The pound sterling experienced a sharp rise against the greenback after U.K. inflation unexpectedly accelerated in July, indicating that the Bank of England could maintain a more hawkish bias towards the end of the year. Unfortunately our long-entry was skipped due to a price gap at the time when CPI data was released. This can happen sometimes in trading due to high volatility and we can only accept it.
The euro, however, failed to show any major movement yesterday. Investors remained risk-averse ahead of the Federal Reserve minutes today. Market participants are looking for an indication for a rate hike in September.
Despite concern over China’s growth outlook, which could weaken the case for an interest-rate rise this year, forecasts show that most investors still anticipate a liftoff as early as next month. We are looking forward to seeing what the minutes today will show and how the market will react.

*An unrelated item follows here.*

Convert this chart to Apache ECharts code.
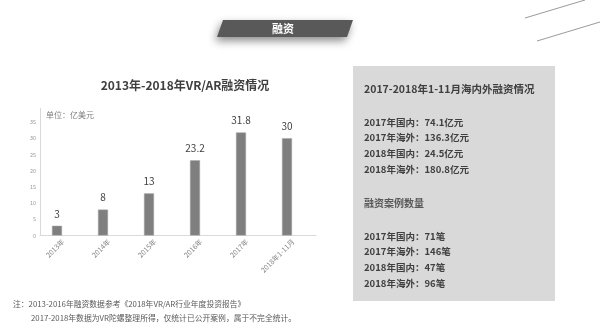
<!DOCTYPE html>
<html>
<head>
<meta charset="utf-8">
<script src="https://cdn.jsdelivr.net/npm/echarts@6/dist/echarts.min.js"></script>
<style>
html,body{margin:0;padding:0;background:#fff;}
#c{width:600px;height:333px;}
</style>
</head>
<body>
<div id="c"></div>
<script>
var categories = ['2013年', '2014年', '2015年', '2016年', '2017年', '2018年1-11月'];
var funding = [3, 8, 13, 23.2, 31.8, 30];
var yTicks = [0, 5, 10, 15, 20, 25, 30, 35];
var panelTitle = '2017-2018年1-11月海内外融资情况';
var amountLines = ['2017年国内：74.1亿元', '2017年海外：136.3亿元', '2018年国内：24.5亿元', '2018年海外：180.8亿元'];
var caseTitle = '融资案例数量';
var caseLines = ['2017年国内：71笔', '2017年海外：146笔', '2018年国内：47笔', '2018年海外：96笔'];
var notes = ['注：2013-2016年融资数据参考《2018年VR/AR行业年度投资报告》', '2017-2018年数据为VR陀螺整理所得，仅统计已公开案例，属于不完全统计。'];

var FONT = '"Noto Sans CJK SC", "Noto Sans", sans-serif';
var chart = echarts.init(document.getElementById('c'));

var graphics = [
  {type:'line', shape:{x1:525,y1:18,x2:585,y2:0}, style:{stroke:'#9a9a9a', lineWidth:1}},
  {type:'line', shape:{x1:537,y1:41,x2:600,y2:22}, style:{stroke:'#9a9a9a', lineWidth:1}},
  {type:'polygon', shape:{points:[[223,20],[353,20],[347,37],[217,37]]},
   style:{fill:'#595959', shadowBlur:8, shadowOffsetY:4, shadowOffsetX:-2, shadowColor:'rgba(0,0,0,0.45)'}},
  {type:'text', x:283, y:28.5, style:{text:'融资', fill:'#fff', font:'bold 11px ' + FONT, textAlign:'center', textVerticalAlign:'middle'}},
  {type:'rect', shape:{x:353, y:66, width:202, height:235}, style:{fill:'#d9d9d9'}},
  {type:'text', x:364, y:89, style:{text:panelTitle, fill:'#404040', font:'bold 10.5px ' + FONT, textVerticalAlign:'middle'}},
  {type:'text', x:364, y:203, style:{text:caseTitle, fill:'#595959', font:'bold 10px ' + FONT, textVerticalAlign:'middle'}},
  {type:'line', shape:{x1:40.5,y1:108,x2:40.5,y2:122}, style:{stroke:'#d9d9d9', lineWidth:1}},
  {type:'text', x:46, y:115, style:{text:'单位：亿美元', fill:'#7f7f7f', font:'8px ' + FONT, textVerticalAlign:'middle'}},
  {type:'text', x:13, y:304, style:{text:notes[0], fill:'#595959', font:'7.8px ' + FONT, textVerticalAlign:'middle'}},
  {type:'text', x:31, y:318, style:{text:notes[1], fill:'#595959', font:'7.8px ' + FONT, textVerticalAlign:'middle'}}
];
amountLines.forEach(function(t, i){
  graphics.push({type:'text', x:364, y:122 + i*15.7, style:{text:t, fill:'#404040', font:'bold 9.5px ' + FONT, textVerticalAlign:'middle'}});
});
caseLines.forEach(function(t, i){
  graphics.push({type:'text', x:364, y:236 + i*15.7, style:{text:t, fill:'#404040', font:'bold 9.5px ' + FONT, textVerticalAlign:'middle'}});
});

chart.setOption({
  animation:false,
  textStyle:{fontFamily:FONT},
  title:{text:'2013年-2018年VR/AR融资情况', left:180, top:74, textAlign:'center',
    textStyle:{fontSize:12, fontWeight:'bold', color:'#404040', fontFamily:FONT}},
  grid:{left:40, right:284, top:122, bottom:97.5},
  xAxis:{type:'category', data:categories,
    axisLine:{lineStyle:{color:'#d9d9d9'}}, axisTick:{show:false},
    axisLabel:{rotate:45, fontSize:7, color:'#808080', margin:5, interval:0}},
  yAxis:{type:'value', min:yTicks[0], max:yTicks[yTicks.length-1], interval:5,
    axisLine:{show:true, lineStyle:{color:'#d9d9d9'}}, axisTick:{show:false},
    splitLine:{show:false},
    axisLabel:{fontSize:5.5, color:'#999', margin:4}},
  series:[
    {type:'bar', data:funding, barWidth:10, barGap:'20%',
     itemStyle:{color:'#7f7f7f', borderColor:'#a6a6a6', borderWidth:0.5},
     label:{show:true, position:'top', distance:7, fontSize:10, color:'#404040'}},
    {type:'bar', data:categories.map(function(){return null;}), barWidth:10, silent:true}
  ],
  graphic:graphics
});
</script>
</body>
</html>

FOMC Minutes are due for release at 18:00 GMT. Before that highly anticipated release, traders should watch U.S. Consumer Prices, scheduled for release at 12:30 GMT. This could be a high volatile trading day and we wish everyone many green pips.
SHS-pattern: Chances are that we will see increasing bearish momentum with a downside break of 1.1010. Lower targets could be at 1.0970, 1.0930 and further 1.0850. However, above 1.11 the U.S. dollar may lose strength, pushing the euro to higher levels such as 1.1145 and 1.1185.